**Supplied material:**
-------

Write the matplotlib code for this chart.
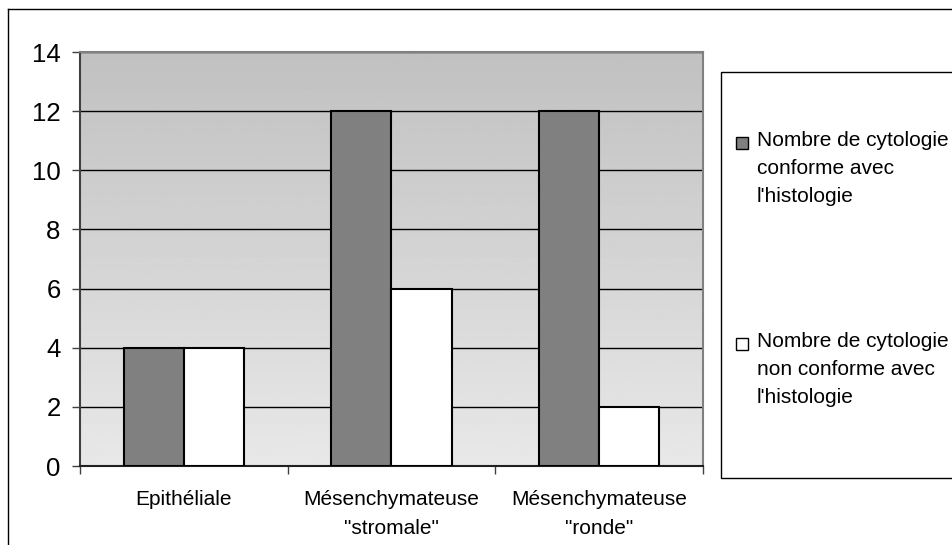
import numpy as np
import matplotlib
matplotlib.use('Agg')
import matplotlib.pyplot as plt
from matplotlib.patches import Rectangle
from matplotlib.lines import Line2D

plt.rcParams['font.family'] = ['Liberation Sans', 'DejaVu Sans']

'''Data'''
categories = ['Epithéliale', 'Mésenchymateuse\n"stromale"', 'Mésenchymateuse\n"ronde"']
conforme = [4, 12, 12]
non_conforme = [4, 6, 2]
series_labels = ["Nombre de cytologie\nconforme avec\nl'histologie",
                 "Nombre de cytologie\nnon conforme avec\nl'histologie"]
series_colors = ['#808080', '#ffffff']
y_ticks = [0, 2, 4, 6, 8, 10, 12, 14]

fig = plt.figure(figsize=(9.53, 5.45), dpi=100)
ax = fig.add_axes([80/953, 1 - 466/545, 623/953, 414/545])

# gradient background of the plot area (dark on top, light at bottom)
grad = np.linspace(0.755, 0.91, 256).reshape(-1, 1)
ax.imshow(grad, extent=[0, 1, 0, 1], transform=ax.transAxes, aspect='auto',
          cmap='gray', vmin=0, vmax=1, origin='upper', zorder=0)

x = np.arange(len(categories))
w = 0.289
ax.bar(x - w/2, conforme, w, color=series_colors[0], edgecolor='black', linewidth=1.5, zorder=3)
ax.bar(x + w/2, non_conforme, w, color=series_colors[1], edgecolor='black', linewidth=1.5, zorder=3)

ax.set_xlim(-0.5, len(categories) - 0.5)
ax.set_ylim(0, 14)
ax.set_yticks(y_ticks)
ax.yaxis.grid(True, color='black', linewidth=1)
ax.set_axisbelow(True)

ax.set_xticks(x)
ax.set_xticklabels(categories, fontsize=15, linespacing=1.7)
ax.tick_params(axis='x', which='major', length=0, pad=17)
ax.set_xticks(np.arange(-0.5, len(categories)), minor=True)
ax.tick_params(axis='x', which='minor', length=6, width=1, direction='out', color='#404040')
ax.tick_params(axis='y', labelsize=18.5, length=6, width=1, pad=8, color='#404040')

for s in ['top', 'right']:
    ax.spines[s].set_color('#808080')
    ax.spines[s].set_linewidth(1.5)
ax.spines['left'].set_color('#404040')
ax.spines['left'].set_linewidth(1.5)
ax.spines['bottom'].set_color('#202020')
ax.spines['bottom'].set_linewidth(1.5)

# outer chart border (left and top visible)
fig.add_artist(Line2D([8/953, 8/953], [0, 1 - 9/545], color='black', linewidth=1, transform=fig.transFigure))
fig.add_artist(Line2D([8/953, 1.01], [1 - 9/545, 1 - 9/545], color='black', linewidth=1, transform=fig.transFigure))

# legend box
fig.add_artist(Rectangle((721/953, 1 - 478/545), 0.3, 406/545, transform=fig.transFigure,
                         facecolor='white', edgecolor='black', linewidth=1))
entry_y = [143, 344]
for ey, lab, col in zip(entry_y, series_labels, series_colors):
    fig.add_artist(Rectangle((736/953, 1 - (ey + 6)/545), 12/953, 12/545, transform=fig.transFigure,
                             facecolor=col, edgecolor='black', linewidth=1))
    fig.text(757/953, 1 - (ey - 12)/545, lab, fontsize=15, va='top', ha='left', linespacing=1.6)

fig.savefig('out.png', dpi=100)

-------

**Stated exercise:**
Transcribe the preceding listing in its entirety and with exact wording, leaving out pictures.

**Response for this exercise:**
Write the matplotlib code for this chart.
import numpy as np
import matplotlib
matplotlib.use('Agg')
import matplotlib.pyplot as plt
from matplotlib.patches import Rectangle
from matplotlib.lines import Line2D

plt.rcParams['font.family'] = ['Liberation Sans', 'DejaVu Sans']

'''Data'''
categories = ['Epithéliale', 'Mésenchymateuse\n"stromale"', 'Mésenchymateuse\n"ronde"']
conforme = [4, 12, 12]
non_conforme = [4, 6, 2]
series_labels = ["Nombre de cytologie\nconforme avec\nl'histologie",
                 "Nombre de cytologie\nnon conforme avec\nl'histologie"]
series_colors = ['#808080', '#ffffff']
y_ticks = [0, 2, 4, 6, 8, 10, 12, 14]

fig = plt.figure(figsize=(9.53, 5.45), dpi=100)
ax = fig.add_axes([80/953, 1 - 466/545, 623/953, 414/545])

# gradient background of the plot area (dark on top, light at bottom)
grad = np.linspace(0.755, 0.91, 256).reshape(-1, 1)
ax.imshow(grad, extent=[0, 1, 0, 1], transform=ax.transAxes, aspect='auto',
          cmap='gray', vmin=0, vmax=1, origin='upper', zorder=0)

x = np.arange(len(categories))
w = 0.289
ax.bar(x - w/2, conforme, w, color=series_colors[0], edgecolor='black', linewidth=1.5, zorder=3)
ax.bar(x + w/2, non_conforme, w, color=series_colors[1], edgecolor='black', linewidth=1.5, zorder=3)

ax.set_xlim(-0.5, len(categories) - 0.5)
ax.set_ylim(0, 14)
ax.set_yticks(y_ticks)
ax.yaxis.grid(True, color='black', linewidth=1)
ax.set_axisbelow(True)

ax.set_xticks(x)
ax.set_xticklabels(categories, fontsize=15, linespacing=1.7)
ax.tick_params(axis='x', which='major', length=0, pad=17)
ax.set_xticks(np.arange(-0.5, len(categories)), minor=True)
ax.tick_params(axis='x', which='minor', length=6, width=1, direction='out', color='#404040')
ax.tick_params(axis='y', labelsize=18.5, length=6, width=1, pad=8, color='#404040')

for s in ['top', 'right']:
    ax.spines[s].set_color('#808080')
    ax.spines[s].set_linewidth(1.5)
ax.spines['left'].set_color('#404040')
ax.spines['left'].set_linewidth(1.5)
ax.spines['bottom'].set_color('#202020')
ax.spines['bottom'].set_linewidth(1.5)

# outer chart border (left and top visible)
fig.add_artist(Line2D([8/953, 8/953], [0, 1 - 9/545], color='black', linewidth=1, transform=fig.transFigure))
fig.add_artist(Line2D([8/953, 1.01], [1 - 9/545, 1 - 9/545], color='black', linewidth=1, transform=fig.transFigure))

# legend box
fig.add_artist(Rectangle((721/953, 1 - 478/545), 0.3, 406/545, transform=fig.transFigure,
                         facecolor='white', edgecolor='black', linewidth=1))
entry_y = [143, 344]
for ey, lab, col in zip(entry_y, series_labels, series_colors):
    fig.add_artist(Rectangle((736/953, 1 - (ey + 6)/545), 12/953, 12/545, transform=fig.transFigure,
                             facecolor=col, edgecolor='black', linewidth=1))
    fig.text(757/953, 1 - (ey - 12)/545, lab, fontsize=15, va='top', ha='left', linespacing=1.6)

fig.savefig('out.png', dpi=100)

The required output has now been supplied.